Francisco Lindor of the Mets hits a double in the first...

Francisco Lindor of the Mets hits a double in the first inning against the Reds at Great American Ball Park on Sunday in Cincinnati. Credit: Getty Images/Andy Lyons

CINCINNATI — During his terrible start to the season — a bad week, really — Francisco Lindor’s phone kept buzzing.

Sandy Alomar, his former Cleveland coach, reached out via text. So did Carlos Beltran, a longtime mentor and friend and now a Mets executive, who followed up on the phone. And Tommy Pham, briefly his Mets teammate, who remains a free agent. And Tomas Nido, one of Lindor’s closer New York friends and for now the Triple-A catcher. And Edwin Diaz, who sees Lindor in person all the time but felt compelled to shoot him an encouraging note Saturday night.

Comforted with those folks and others behind him, Lindor put the Mets on his back Sunday afternoon, leading them to a 3-1 win over the Reds for their first series victory.

His standout effort at the plate: 2-for-5 with a home run, a double and an additional run scored.

Entering the day, he was 1-for-31 in eight games, a pathetic-looking .032 average and slugging percentage to match.

“It’s good to know,” Lindor said, “there’s people on my side besides my wife and my family.”

His first contribution Sunday was a grounder toward third base, hit reasonably hard but the sort of batted ball that very easily could have been a routine out — especially when things are going the way they had been going for him.

 

“As soon as I hit the ball, I peeked at it and I put my head down,” Lindor said. “I looked up again and I knew it went through. Oh, OK, thank God.”

It got by Jeimer Candelario for a double. Lindor later scored on second baseman Santiago Espinal’s two-out throwing error.

In the fourth, Lindor launched a solo home run into the leftfield seats off lefthander Andrew Abbott (five innings, three runs, seven hits). The Mets managed two more hits the rest of the game.
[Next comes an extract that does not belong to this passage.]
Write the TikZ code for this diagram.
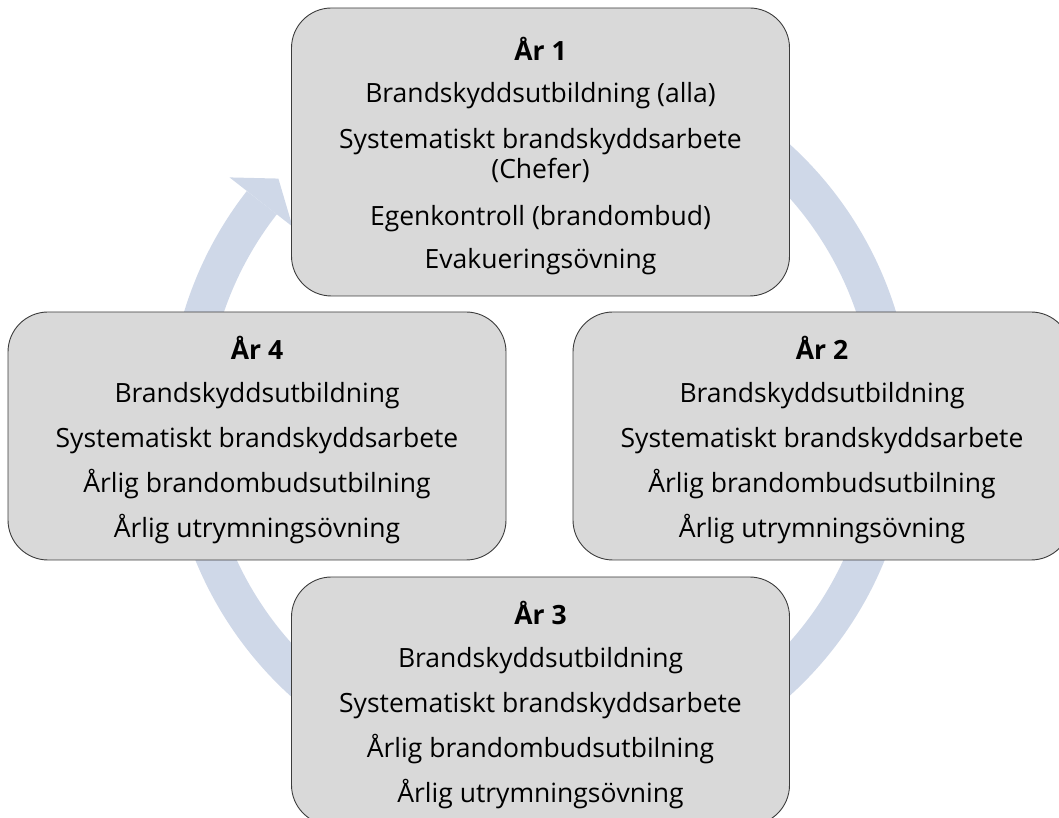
\documentclass[tikz,border=0pt]{standalone}
\usepackage{fontspec}
\setmainfont{Open Sans}
\usetikzlibrary{calc}
\definecolor{ringblue}{RGB}{207,216,232}
\definecolor{boxgray}{RGB}{217,217,217}
\definecolor{boxline}{RGB}{60,60,60}
\newcommand{\topstrut}{\rule{0pt}{31pt}}
\tikzset{
  yearbox/.style={draw=boxline, line width=0.9pt, fill=boxgray, rounded corners=40pt,
    minimum width=498pt, inner sep=0pt, align=center,
    font=\fontsize{26.5}{30}\selectfont},
  ringline/.style={draw=ringblue, line width=38pt},
  ringhead/.style={fill=ringblue}
}
\begin{document}
\begin{tikzpicture}[x=1pt,y=1pt]
\useasboundingbox (0,0) rectangle (1059,818);
\clip (0,0) rectangle (1059,818);
\coordinate (C) at (540,398);
% cycle arrow
\draw[ringline] ($(C)+(80:353)$) arc[start angle=80, end angle=-218, radius=353];
\coordinate (hA) at ($(C)+(142:394)$);
\coordinate (hB) at ($(C)+(137.3:356)$);
\coordinate (hC) at ($(C)+(142:314)$);
\fill[ringhead] (hA) -- (hB) -- (hC) -- cycle;
% boxes
\node[yearbox, minimum height=288pt] (y1) at (540.5,666)
  {\topstrut\textbf{År 1}\\[12pt]Brandskyddsutbildning (alla)\\[16pt]Systematiskt brandskyddsarbete\\(Chefer)\\[17pt]Egenkontroll (brandombud)\\[13pt]Evakueringsövning};
\node[yearbox, minimum height=248pt] (y4) at (257,382)
  {\topstrut\textbf{År 4}\\[13pt]Brandskyddsutbildning\\[15pt]Systematiskt brandskyddsarbete\\[15pt]Årlig brandombudsutbilning\\[15pt]Årlig utrymningsövning};
\node[yearbox, minimum height=248pt] (y2) at (822,382)
  {\topstrut\textbf{År 2}\\[13pt]Brandskyddsutbildning\\[15pt]Systematiskt brandskyddsarbete\\[15pt]Årlig brandombudsutbilning\\[15pt]Årlig utrymningsövning};
\node[yearbox, minimum height=248pt] (y3) at (540.5,117)
  {\topstrut\textbf{År 3}\\[13pt]Brandskyddsutbildning\\[15pt]Systematiskt brandskyddsarbete\\[15pt]Årlig brandombudsutbilning\\[15pt]Årlig utrymningsövning};
\end{tikzpicture}
\end{document}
“Like I’ve been saying: At some point, he was going to get going,” manager Carlos Mendoza said.

Lindor said: “It feels good. It feels really good to be able to contribute to the team. Nothing else matters but winning.”

His success did not carry over to the team generally. With chances to blow the game open early — and afford their relievers some rare low-stress innings — the Mets totaled one run in consecutive innings in which they loaded the bases with one out. That came when Brandon Nimmo was hit by a pitch.

Actually, Lindor was at the center of the first missed chance. He smoked another grounder, harder than his double but right at shortstop Elly De La Cruz for a double play to end the top of the second.

In the third, Tyrone Taylor struck out and Jeff McNeil popped out.

That meant the game remained close once lefthander Sean Manaea (five innings, one run) exited.

After Jorge Lopez tossed a scoreless sixth, Mendoza went to his late-inning trio for the final three frames: Brooks Raley, Adam Ottavino and Edwin Diaz. They combined for four strikeouts and no hits.

For each, it was the third appearance in four days — raising workload-related questions again about their availability Monday, when the Mets open a four-game set against Atlanta.

So far, the Mets have played clubs that project to be mediocre. They are 3-6, albeit with three wins in four games after starting 0-5.

They know that Atlanta — the six-time defending NL East champion, winner of triple-digit games each of the past two seasons — will be tougher.

And they know their margin for error is slim.

“The whole year we have a big challenge,” Lindor said. “The whole year. We don’t have a team that we’re going to show up to places and roll through people, through teams. We don’t have that. But we do have a lot of good players who are ready to compete day in and day out.

“We have to play the game the right way to win. We can’t make mental mistakes and win. We don’t have that team. We can’t make physical mistakes and win. Everybody needs to contribute.”